### Dataset content

════

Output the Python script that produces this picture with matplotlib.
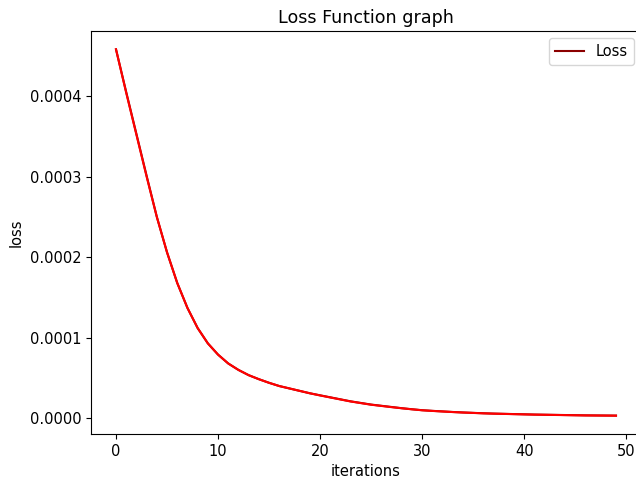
import matplotlib
matplotlib.use("Agg")
import matplotlib.pyplot as plt

# loss per iteration (units of 1e-4)
iterations = list(range(50))
loss = [4.58, 4.05, 3.53, 3.01, 2.50, 2.06, 1.68, 1.37, 1.12, 0.93,
        0.79, 0.68, 0.60, 0.535, 0.485, 0.44, 0.40, 0.37, 0.34, 0.31,
        0.285, 0.26, 0.235, 0.21, 0.19, 0.17, 0.155, 0.14, 0.125, 0.112,
        0.100, 0.092, 0.085, 0.078, 0.072, 0.067, 0.062, 0.058, 0.055, 0.052,
        0.049, 0.046, 0.044, 0.042, 0.040, 0.038, 0.036, 0.035, 0.034, 0.033]
fitted = [4.58, 4.04, 3.52, 3.00, 2.50, 2.06, 1.68, 1.37, 1.12, 0.93,
          0.79, 0.68, 0.60, 0.535, 0.485, 0.44, 0.40, 0.37, 0.34, 0.31,
          0.283, 0.258, 0.233, 0.208, 0.188, 0.168, 0.153, 0.138, 0.124, 0.111,
          0.099, 0.091, 0.084, 0.077, 0.071, 0.066, 0.061, 0.057, 0.054, 0.051,
          0.048, 0.045, 0.043, 0.041, 0.039, 0.037, 0.035, 0.034, 0.033, 0.032]

loss = [v * 1e-4 for v in loss]
fitted = [v * 1e-4 for v in fitted]

plt.rcParams["font.size"] = 10.5

fig = plt.figure(figsize=(6.36, 4.8), dpi=100)
ax = fig.add_axes([91 / 636, 46 / 480, 550 / 636, 403 / 480])

ax.plot(iterations, loss, color="darkred", linewidth=1.5, label="Loss")
ax.plot(iterations, fitted, color="red", linewidth=1.5)

ax.set_title("Loss Function graph")
ax.set_xlabel("iterations")
ax.set_ylabel("loss")
ax.legend(loc="upper right")

fig.savefig("out.png", dpi=100)
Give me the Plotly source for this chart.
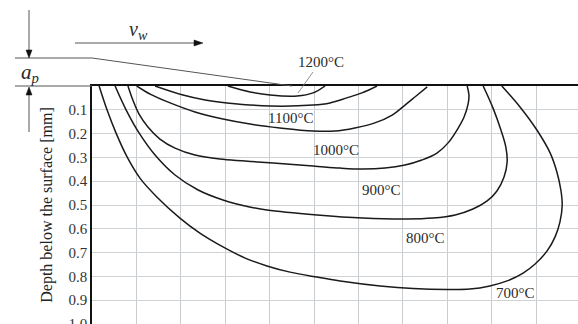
import plotly.graph_objects as go

# ---- data (x in grid units along the workpiece, depth in mm) ----
iso_labels = ["700°C", "800°C", "900°C", "1000°C", "1100°C", "1200°C"]

x_700 = [0.16, 0.34, 0.54, 0.79, 1.08, 1.46, 1.98, 2.43, 2.95, 3.45, 3.94, 4.46, 5.07, 5.59, 6.49, 7.23,
         8.00, 8.51, 8.96, 9.35, 9.71, 9.98, 10.25, 10.43, 10.54, 10.59, 10.56, 10.47, 10.32, 10.02, 9.64, 9.23]
d_700 = [0.000, 0.101, 0.197, 0.298, 0.387, 0.466, 0.555, 0.618, 0.676, 0.723, 0.756, 0.782, 0.803, 0.819,
         0.840, 0.851, 0.855, 0.853, 0.840, 0.819, 0.786, 0.748, 0.693, 0.634, 0.571, 0.500, 0.437, 0.361,
         0.282, 0.185, 0.088, 0.000]

x_800 = [0.52, 0.77, 1.06, 1.42, 1.87, 2.39, 2.95, 3.45, 3.94, 5.07, 6.10, 7.09, 7.68, 8.18, 8.58, 8.90,
         9.12, 9.28, 9.35, 9.32, 9.21, 9.03, 8.81]
d_800 = [0.000, 0.101, 0.197, 0.290, 0.374, 0.437, 0.479, 0.504, 0.521, 0.542, 0.555, 0.559, 0.555, 0.542,
         0.517, 0.483, 0.441, 0.382, 0.319, 0.256, 0.185, 0.092, 0.000]

x_900 = [0.81, 0.92, 1.06, 1.26, 1.53, 1.87, 2.32, 2.88, 3.45, 4.08, 4.98, 5.59, 6.10, 6.60, 7.05, 7.43,
         7.77, 8.02, 8.22, 8.38, 8.47, 8.49, 8.45]
d_900 = [0.000, 0.059, 0.118, 0.172, 0.223, 0.261, 0.290, 0.307, 0.315, 0.324, 0.336, 0.345, 0.349, 0.345,
         0.332, 0.311, 0.282, 0.239, 0.185, 0.130, 0.076, 0.038, 0.000]

x_1000 = [1.01, 1.31, 1.76, 2.32, 2.95, 3.56, 4.23, 4.98, 5.47, 5.92, 6.37, 6.76, 7.05, 7.30, 7.55]
d_1000 = [0.000, 0.034, 0.071, 0.109, 0.139, 0.160, 0.176, 0.189, 0.189, 0.176, 0.155, 0.122, 0.080, 0.042,
          0.004]

x_1100 = [1.42, 2.05, 2.55, 3.04, 4.01, 4.98, 5.36, 5.74, 6.08, 6.42]
d_1100 = [0.000, 0.038, 0.059, 0.071, 0.084, 0.080, 0.071, 0.050, 0.029, 0.000]

x_1200 = [3.06, 3.56, 4.01, 4.62, 4.98, 5.25]
d_1200 = [0.000, 0.025, 0.038, 0.042, 0.029, 0.000]

# label anchor positions (x, depth)
label_x = [9.53, 7.52, 6.51, 5.50, 4.48, 5.16]
label_d = [0.87, 0.64, 0.437, 0.27, 0.134, -0.10]

depth_ticks = [0.1, 0.2, 0.3, 0.4, 0.5, 0.6, 0.7, 0.8, 0.9, 1.0]
depth_tick_text = ["0.1", "0.2", "0.3", "0.4", "0.5", "0.6", "0.7", "0.8", "0.9", "1.0"]
x_grid = list(range(0, 12))

series = [(x_700, d_700), (x_800, d_800), (x_900, d_900), (x_1000, d_1000), (x_1100, d_1100), (x_1200, d_1200)]

W, H = 578, 324
L, T = 92, 86
PW, PH = W - L, H - T
XMAX = PW / 44.4
SERIF = "Liberation Serif"
INK = "#2a2a2a"

fig = go.Figure()
for (xs, ds), name in zip(series, iso_labels):
    fig.add_trace(go.Scatter(x=xs, y=ds, mode="lines", name=name,
                             line=dict(color="#1a1a1a", width=1.5, shape="spline", smoothing=1.0),
                             showlegend=False, hoverinfo="skip"))


def px(xp):
    return (xp - L) / PW


def py(yp):
    return (H - yp) / PH


# isotherm labels, placed in paper coordinates derived from the data positions
for lx, ld, name in zip(label_x, label_d, iso_labels):
    fig.add_annotation(x=lx / XMAX, y=1 - ld, xref="paper", yref="paper", text=name, showarrow=False,
                       xanchor="center", yanchor="middle",
                       font=dict(family=SERIF, size=15, color=INK))

shapes = []
grey = "#555555"
# surface line continuing to the left
shapes.append(dict(type="line", xref="paper", yref="paper", x0=px(15), x1=px(92), y0=py(86), y1=py(86),
                   line=dict(color=grey, width=1)))
# original workpiece surface (before grinding)
shapes.append(dict(type="path", xref="paper", yref="paper",
                   path=f"M {px(15)} {py(58)} L {px(92)} {py(58)} L {px(292)} {py(86)}",
                   line=dict(color=grey, width=1)))
# leader line for 1200°C
shapes.append(dict(type="line", xref="paper", yref="paper", x0=px(313), y0=py(72), x1=px(298), y1=py(93),
                   line=dict(color="#777777", width=0.8)))
# down arrow (a_p)
shapes.append(dict(type="line", xref="paper", yref="paper", x0=px(29), x1=px(29), y0=py(10), y1=py(52),
                   line=dict(color=grey, width=1)))
shapes.append(dict(type="path", xref="paper", yref="paper",
                   path=f"M {px(26)} {py(50)} L {px(32)} {py(50)} L {px(29)} {py(58)} Z",
                   fillcolor="#111111", line=dict(color="#111111", width=0.5)))
# up arrow (a_p)
shapes.append(dict(type="line", xref="paper", yref="paper", x0=px(29), x1=px(29), y0=py(132), y1=py(94),
                   line=dict(color=grey, width=1)))
shapes.append(dict(type="path", xref="paper", yref="paper",
                   path=f"M {px(26)} {py(95)} L {px(32)} {py(95)} L {px(29)} {py(87)} Z",
                   fillcolor="#111111", line=dict(color="#111111", width=0.5)))
# feed arrow v_w
shapes.append(dict(type="line", xref="paper", yref="paper", x0=px(75), x1=px(196), y0=py(43), y1=py(43),
                   line=dict(color=grey, width=1)))
shapes.append(dict(type="path", xref="paper", yref="paper",
                   path=f"M {px(194)} {py(40)} L {px(194)} {py(46)} L {px(203)} {py(43)} Z",
                   fillcolor="#111111", line=dict(color="#111111", width=0.5)))
fig.update_layout(shapes=shapes)

fig.add_annotation(xref="paper", yref="paper", x=px(138), y=py(31), text="<i>v<sub>w</sub></i>",
                   xanchor="center", yanchor="middle",
                   showarrow=False, font=dict(family=SERIF, size=20, color=INK))
fig.add_annotation(xref="paper", yref="paper", x=px(30), y=py(73), text="<i>a<sub>p</sub></i>",
                   xanchor="center", yanchor="middle",
                   showarrow=False, font=dict(family=SERIF, size=21, color=INK))

fig.update_xaxes(range=[0, XMAX], tickvals=x_grid, showticklabels=False, ticks="",
                 showgrid=True, gridcolor="#c9cdd1", gridwidth=1, zeroline=False, automargin=False,
                 side="top", showline=True, linecolor="#111111", linewidth=1.5)
fig.update_yaxes(range=[1.0, 0], tickvals=depth_ticks, ticktext=depth_tick_text, ticks="",
                 ticklabeloverflow="allow", automargin=False,
                 showgrid=True, gridcolor="#cfd3d6", gridwidth=1.2, zeroline=False,
                 showline=True, linecolor="#111111", linewidth=1.5,
                 tickfont=dict(family=SERIF, size=15, color="#333333"),
                 title=dict(text="Depth below the surface [mm]", standoff=12,
                            font=dict(family=SERIF, size=16, color="#222222")))

fig.update_layout(width=W, height=H, margin=dict(l=L, r=0, t=T, b=0, pad=0),
                  plot_bgcolor="white", paper_bgcolor="white")

fig.write_html("out.html", config={"displayModeBar": False},
               post_script="document.body.style.margin='0px';document.body.style.overflow='hidden';")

════

### Exercise objective
Leave the pictures out and please restate exactly the lines running from the start of the material through the one with "import matplotlib.pyplot as plt".

### Exercise response
Output the Python script that produces this picture with matplotlib.
import matplotlib
matplotlib.use("Agg")
import matplotlib.pyplot as plt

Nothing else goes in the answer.